Du musst 2 Pakete von Microsoft installieren. Zuerst "Visual Studio 2013 Shell (Isolated ) Redistributable Package" und dann "Visual Studio 2013 Shell (Integrated ) Redistributable Package". Kannst du unter www.microsoft.com/downloads herunterladen.
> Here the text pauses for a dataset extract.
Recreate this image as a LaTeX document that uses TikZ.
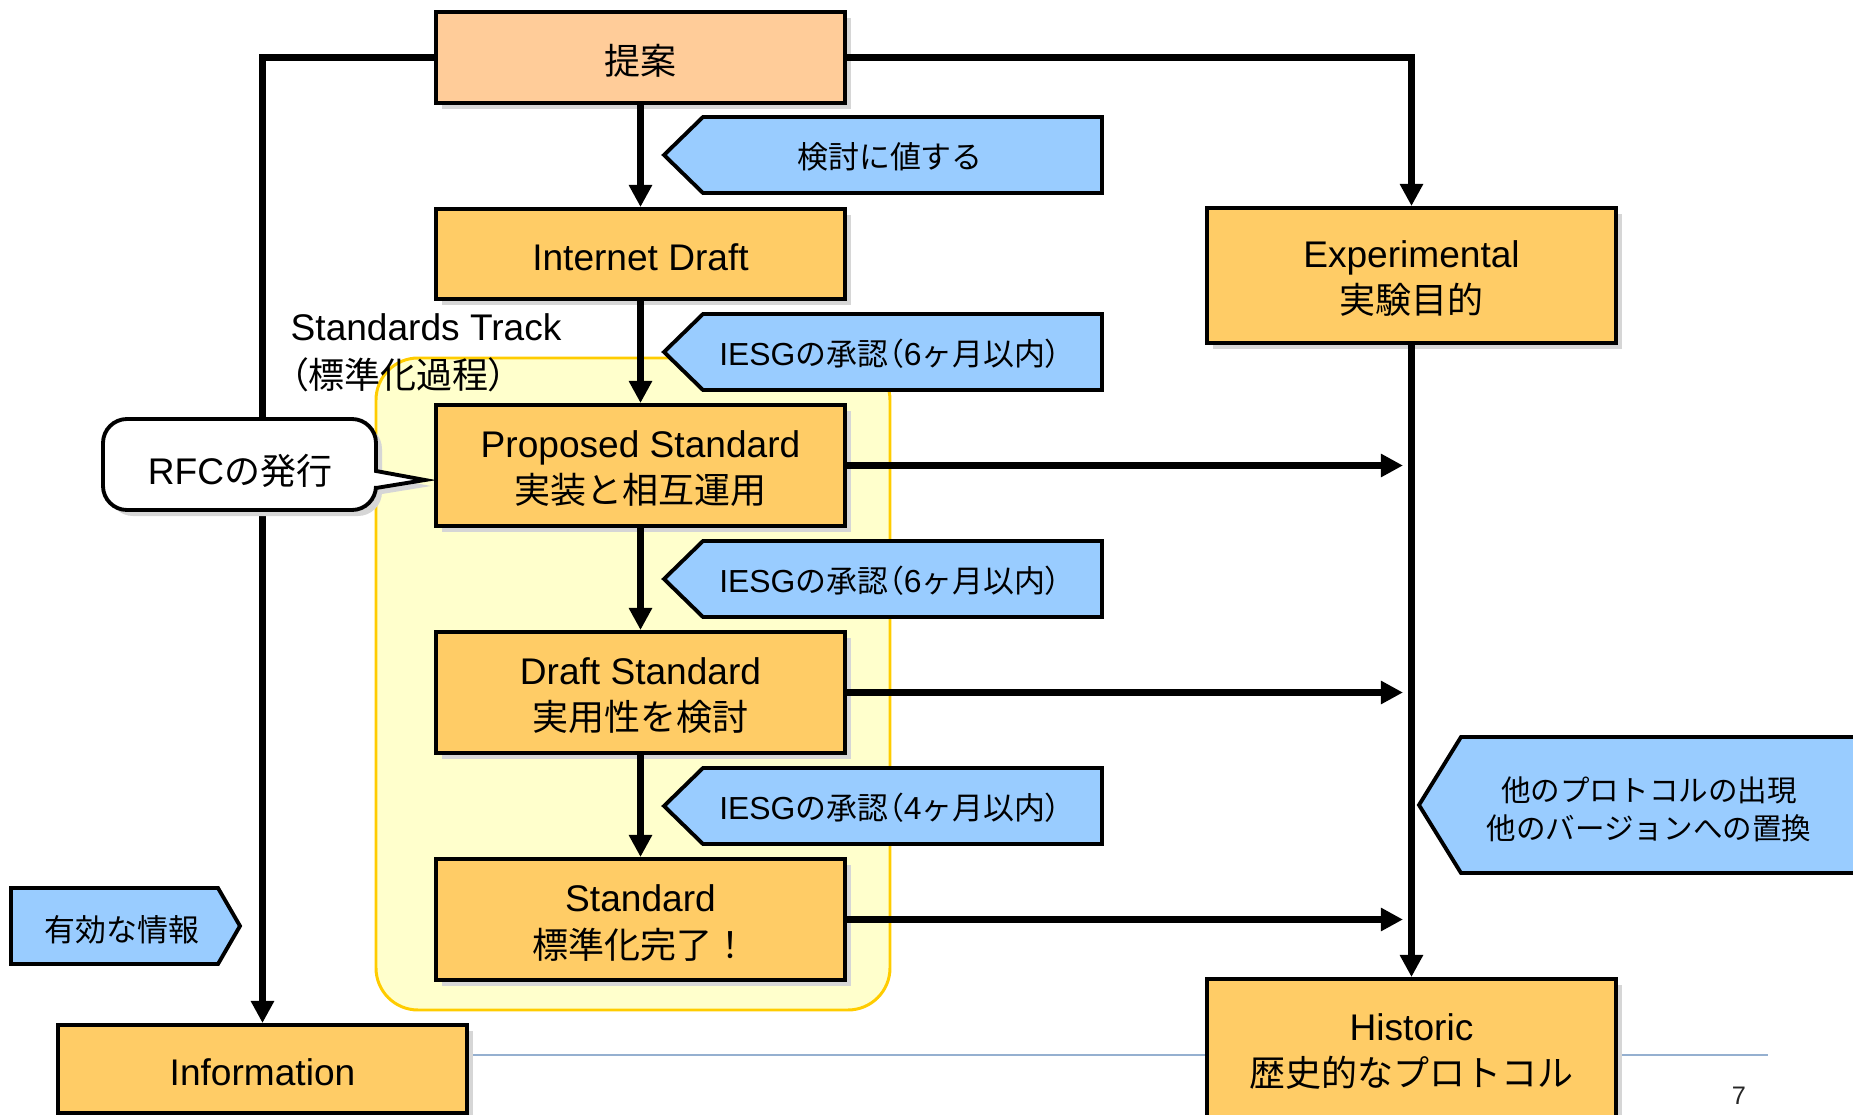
\documentclass[tikz,border=0pt]{standalone}
\usepackage{fontspec}
\setmainfont{Liberation Sans}[Scale=1.03]
\newfontfamily\jp{Noto Sans CJK JP}
\newfontfamily\jpp{Noto Sans CJK JP}[RawFeature=+palt]
\usetikzlibrary{arrows.meta,shadows}

\definecolor{boxor}{HTML}{FFCC66}
\definecolor{peach}{HTML}{FFCC99}
\definecolor{skyb}{HTML}{99CCFF}
\definecolor{paley}{HTML}{FFFFCC}
\definecolor{gold}{HTML}{FFCC00}
\definecolor{rulec}{HTML}{95B0D0}
\definecolor{shade}{HTML}{D6D6D6}

\newcommand{\boxfont}{\fontsize{10.24pt}{13.1pt}\selectfont}
\newcommand{\tagfont}{\fontsize{8.8pt}{10.8pt}\selectfont}
% proportional parentheses
\newcommand{\lp}{{\jpp （}}
\newcommand{\rp}{{\jpp ）}}

\tikzset{
  shade/.style={drop shadow={shadow xshift=0.06cm,shadow yshift=-0.06cm,fill=shade,opacity=1}},
  stagebox/.style={draw=black,line width=1.1pt,fill=boxor,shade,
    minimum width=4.09cm,inner sep=0pt},
  boxtext/.style={align=center,font=\boxfont,inner sep=0pt,yshift=-0.035cm},
  conn/.style={line width=1.85pt,-{Triangle[length=6.3pt,width=6.3pt]}},
  tag/.style={draw=black,line width=1.1pt,fill=skyb,line join=miter},
  tagtext/.style={align=center,font=\tagfont,inner sep=0pt,yshift=-0.02cm},
}

\begin{document}
\begin{tikzpicture}[x=0.01cm,y=-0.01cm]
\useasboundingbox (0,0) rectangle (1853,1115);

% standards track area
\draw[fill=paley,draw=gold,line width=0.85pt,rounded corners=0.42cm]
  (376,358) rectangle (890,1010);
\node[anchor=west,align=left,font=\fontsize{10.24pt}{13.66pt}\selectfont,inner sep=0pt]
  (track) at (290,353) {Standards Track\\\lp{\jp 標準化過程}\rp};

% footer rule and page number
\draw[rulec,line width=0.6pt] (470,1055) -- (1768,1055);
\node[font=\fontsize{7pt}{8pt}\selectfont,text=black!85] (pgno) at (1739,1096) {7};

% stages
\node[stagebox,fill=peach,minimum height=0.91cm] (prop) at (640.5,57.5) {};
\node[stagebox,minimum height=0.90cm] (idraft) at (640.5,254) {};
\node[stagebox,minimum height=1.21cm] (ps) at (640.5,465.5) {};
\node[stagebox,minimum height=1.21cm] (ds) at (640.5,692.5) {};
\node[stagebox,minimum height=1.21cm] (std) at (640.5,919.5) {};
\node[stagebox,minimum height=0.88cm] (info) at (262.5,1069) {};
\node[stagebox,minimum height=1.35cm] (exp) at (1411.5,275.5) {};
\node[stagebox,minimum height=1.38cm] (hist) at (1411.5,1048) {};

\node[boxtext] (propT) at (prop.center) {\jp 提案};
\node[boxtext] (idraftT) at (idraft.center) {Internet Draft};
\node[boxtext] (psT) at (ps.center) {Proposed Standard\\{\jp 実装と相互運用}};
\node[boxtext] (dsT) at (ds.center) {Draft Standard\\{\jp 実用性を検討}};
\node[boxtext] (stdT) at (std.center) {Standard\\{\jp 標準化完了！}};
\node[boxtext] (infoT) at (info.center) {Information};
\node[boxtext] (expT) at (exp.center) {Experimental\\{\jp 実験目的}};
\node[boxtext] (histT) at (hist.center) {Historic\\{\jp 歴史的なプロトコル}};

% connectors
\draw[conn] (prop.west) -| (info.north);
\draw[conn] (prop.east) -| (exp.north);
\draw[conn] (prop.south) -- (idraft.north);
\draw[conn] (idraft.south) -- (ps.north);
\draw[conn] (ps.south) -- (ds.north);
\draw[conn] (ds.south) -- (std.north);
\draw[conn] (exp.south) -- (hist.north);
\coordinate (e1) at (1403,465.5);
\coordinate (e2) at (1403,692.5);
\coordinate (e3) at (1403,919.5);
\draw[conn] (ps.east) -- (e1);
\draw[conn] (ds.east) -- (e2);
\draw[conn] (std.east) -- (e3);

% callout
\draw[draw=black,line width=1.1pt,fill=white,shade]
  (425,480) -- (376,471) [rounded corners=0.24cm] -- (376,419) -- (103,419)
  -- (103,510) -- (376,510) [sharp corners] -- (376,488) -- cycle;
\node[boxtext] (rfc) at (240,467) {RFC{\jp の発行}};

% condition tags
\draw[tag] (664,155) -- (703,117) -- (1102,117) -- (1102,193) -- (703,193) -- cycle;
\node[tagtext] (t0) at (890,155) {\jp 検討に値する};
\draw[tag] (664,352) -- (703,314) -- (1102,314) -- (1102,390) -- (703,390) -- cycle;
\node[tagtext] (t1) at (890,352) {IESG{\jp の承認}\lp 6{\jp ヶ月以内}\rp};
\draw[tag] (664,579) -- (703,541) -- (1102,541) -- (1102,617) -- (703,617) -- cycle;
\node[tagtext] (t2) at (890,579) {IESG{\jp の承認}\lp 6{\jp ヶ月以内}\rp};
\draw[tag] (664,806) -- (703,768) -- (1102,768) -- (1102,844) -- (703,844) -- cycle;
\node[tagtext] (t3) at (890,806) {IESG{\jp の承認}\lp 4{\jp ヶ月以内}\rp};
\draw[tag] (1419,805) -- (1461,737) -- (1870,737) -- (1870,873) -- (1461,873) -- cycle;
\node[tagtext,font=\fontsize{8.4pt}{10.8pt}\selectfont] (t4) at (1649,807)
  {\jp 他のプロトコルの出現\\\jp 他のバージョンへの置換};
\draw[tag] (11,888) -- (218,888) -- (240,926) -- (218,964) -- (11,964) -- cycle;
\node[tagtext] (t5) at (122,928) {\jp 有効な情報};
\end{tikzpicture}
\end{document}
Danach Twincat installieren, dann sollte 2013 auswählbar sein.


----------



## 4711 (22 Januar 2016)

ja super er ändert die Auswahl auf VS 13, aber muss ich das noch anhaken oder nicht ?

# ohne gings mal nicht, mit Haken zeigt er auch "Integration in..." an


----------



## Glasesba (22 Januar 2016)

4711 schrieb:


> ja super er ändert die Auswahl auf VS 13, aber muss ich das noch anhaken oder nicht ?



Ja, den Haken bei 2013 setzen.


----------



## 4711 (22 Januar 2016)

tja.... ??

auch nach einem repair von TwinCat selbes Bild, na dann versuche ich es jetzt mal mit V10...

und weiter... bei der Installation von V10 schreibt er am Ende Fehler mit dem deutsch Language Pack.... ach....


----------



## 4711 (25 Januar 2016)

auf einem anderen Laptop hats nun mit V10 deutsch (vorab installiert) funktioniert, der andere Laptop, bei dem mache ich seit Tagen nur Updates... ev. gehts ja auch dann...
lg

# nach ca. 1000 Updates (und es kommen ständig neue hinzu) fkt. nun auch V10 in deutsch 

kurz eine Tipp welche Adds verwendet ihr, welche Bibliotheken sind für NC PTP notwendig und ich hatte mal gelesen, dass es einen Vergleich TC2 und TC3 Bibliotheken (Änderungen) gibt, finde diesen aber nicht mehr ??


----------